Creativity begets creativity and I’m on a roll with my campaign maps. I’ve finally completed the map for the players to use for my D&D campaign.
What is nice about doing it this way is that I can still do my Just-In-Time sandboxing with even this map. The players have the rough layout of the land and the political entities, plus the largest cities… and that’s it! Enough to whet the appetite, to get the general jist and enough for me to flesh out general ideas and concepts, but I don’t have to have each village or town defined. Yet!
Even so, I have more than enough to start working on new wiki entries. Thoughts that have jelled into concepts:
– How is a King or Queen selected by the various nobles or what are the rules of succession?

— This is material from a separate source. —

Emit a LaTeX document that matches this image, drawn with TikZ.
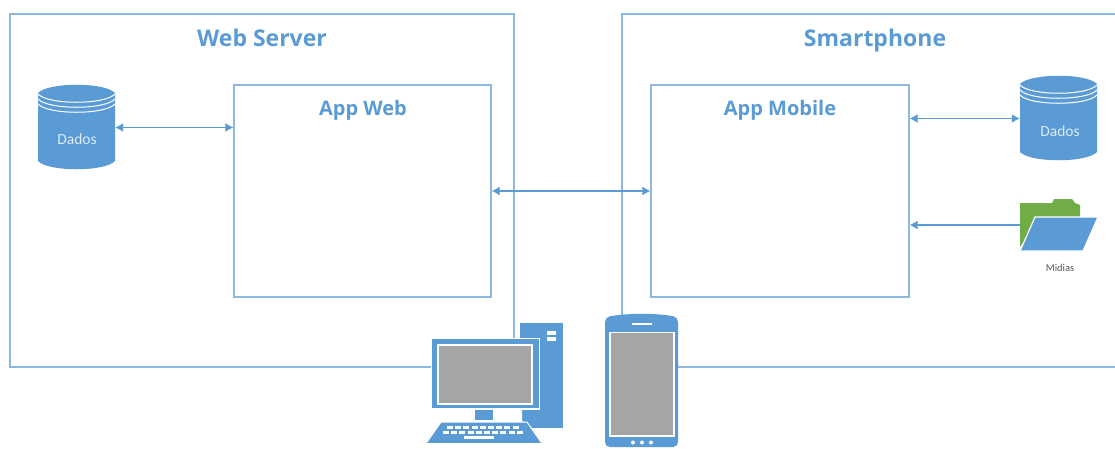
\documentclass[tikz,border=0pt]{standalone}
\usepackage{fontspec}
\setmainfont{Open Sans}
\newfontfamily\carl{Carlito}
\definecolor{bl}{HTML}{5B9BD5}
\definecolor{ln}{HTML}{8DB8E2}
\definecolor{gy}{HTML}{A5A5A5}
\definecolor{gn}{HTML}{70AD47}
\usetikzlibrary{arrows.meta}
\tikzset{
 box/.style={draw=ln,line width=1.3pt,fill=none,inner sep=0pt,minimum width=#1},
 title/.style={text=bl,font=\fontsize{23}{26}\selectfont\bfseries,inner sep=0pt,anchor=base},
 subtitle/.style={text=bl,font=\fontsize{20}{24}\selectfont\bfseries,inner sep=0pt,anchor=base},
 dbtext/.style={text=white!80!bl,font=\carl\fontsize{15.5}{18}\selectfont,inner sep=0pt},
 link/.style={draw=bl,line width=1.2pt,{Latex[length=8pt,width=9pt]}-{Latex[length=8pt,width=9pt]}},
 linkone/.style={draw=bl,line width=1.2pt,-{Latex[length=8pt,width=9pt]}},
 area/.style={inner sep=0pt,minimum width=#1},
}
\newcommand{\dbicon}[2]{%
 \fill[bl] (#1,#2+8) -- (#1,#2+76) .. controls (#1+10,#2+87) and (#1+67,#2+87) .. (#1+77,#2+76) -- (#1+77,#2+8) .. controls (#1+67,#2-3) and (#1+10,#2-3) .. (#1,#2+8) -- cycle;
 \foreach \d in {1,6,11}{\draw[white,line width=1pt] (#1,#2+8+\d) .. controls (#1+10,#2+19+\d) and (#1+67,#2+19+\d) .. (#1+77,#2+8+\d);}
}
\begin{document}
\begin{tikzpicture}[x=1pt,y=-1pt]
\useasboundingbox (0,0) rectangle (1115,448);
\fill[white] (0,0) rectangle (1115,448);
% outer frames
\draw[ln,line width=1.3pt] (514,340) -- (514,14) -- (10,14) -- (10,367) -- (432,367);
\draw[ln,line width=1.3pt] (622,320) -- (622,14) -- (1115,14);
\draw[ln,line width=1.3pt] (675,367) -- (1115,367);
\node[title] (tweb) at (262,46) {Web Server};
\node[title] (tsmart) at (875,46) {Smartphone};
% inner boxes
\node[box=257pt,minimum height=212pt] (appweb) at (362.5,191) {};
\node[box=258pt,minimum height=212pt] (appmobile) at (780,191) {};
\node[subtitle] (tappweb) at (363,115) {App Web};
\node[subtitle] (tappmobile) at (780,115) {App Mobile};
% databases
\dbicon{38}{85}
\dbicon{1020}{76}
\node[area=77pt,minimum height=85pt] (db1) at (76.5,127.5) {};
\node[area=77pt,minimum height=85pt] (db2) at (1058.5,118.5) {};
\node[dbtext] (d1t) at (77,139) {Dados};
\node[dbtext] (d2t) at (1060,131) {Dados};
% folder
\fill[gn] (1020,203) -- (1052,203) -- (1054,199) -- (1072,199) -- (1075,203) -- (1080,205) -- (1080,222) -- (1037,222) -- (1020,247) -- cycle;
\fill[bl,draw=white,line width=1.2pt] (1035,217) -- (1098,217) -- (1083,251) -- (1020,251) -- cycle;
\node[area=77pt,minimum height=51pt] (folder) at (1058.5,225) {};
\node[text=black!65,font=\carl\fontsize{10.5}{12}\selectfont,inner sep=0pt] (midias) at (1060,268) {Midias};
% connectors
\draw[link] (db1.east) -- (db1.east -| appweb.west);
\draw[link] (appweb.east) -- (appmobile.west);
\draw[link] (db2.west -| appmobile.east) -- (db2.west);
\draw[linkone] (folder.west) -- (folder.west -| appmobile.east);
% computer
\fill[bl] (520,323) rectangle (563,428);
\fill[white] (547,331) rectangle (556,334.5);
\fill[white] (547,337) rectangle (556,341);
\fill[bl,draw=white,line width=1.5pt] (431.5,338.5) rectangle (539.5,409);
\draw[white,line width=1.2pt,fill=gy] (438,345) rectangle (532,404);
\fill[bl] (475,410) rectangle (493,420);
\fill[white] (519,410) -- (522,410) -- (522,421) -- (530,426) -- (530,429) -- (519,429) -- cycle;
\fill[bl,draw=white,line width=1pt] (441,422) -- (527,422) -- (542,443.5) -- (426,443.5) -- cycle;
\foreach \r/\s/\n in {425.5/447/8,431/443/9}{
 \foreach \i in {0,...,\n}{\fill[white] ({\s+\i*8.2},\r) rectangle +(6,3);}
}
\fill[white] (464,435.5) rectangle (494,439);
% phone
\fill[bl,rounded corners=5pt] (605,317) .. controls (630,313) and (655,313) .. (678,317) -- (678,447) -- (605,447) -- cycle;
\draw[white,line width=1.2pt,fill=gy] (610,332.5) rectangle (674,436);
\draw[white,line width=1.3pt] (632,324) -- (652,324);
\foreach \x in {633,642,651}{\fill[white] (\x,442.5) circle (2pt);}
\end{tikzpicture}
\end{document}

– Why does the Southron Duchy have a different name than the other Duchies? (instead of “Duchy of …”)
– Why is the Duchy of Elthrest the largest? Why is the Duchy of Pisces the smallest?
– Where did the missing Dwarfs go?
– Which area of the Lands of Men has lost the most to the Doom and Bestials?
– Why did the elves only settle on the north and southern coasts?
I can start figuring out each Duchy now, what it is known for, who is in charge, what its history is, what its armies look like. And odd little bits too… like why King’s Hill is named that way, and what this might mean for the players.
More to come… just from finally having made the damn map!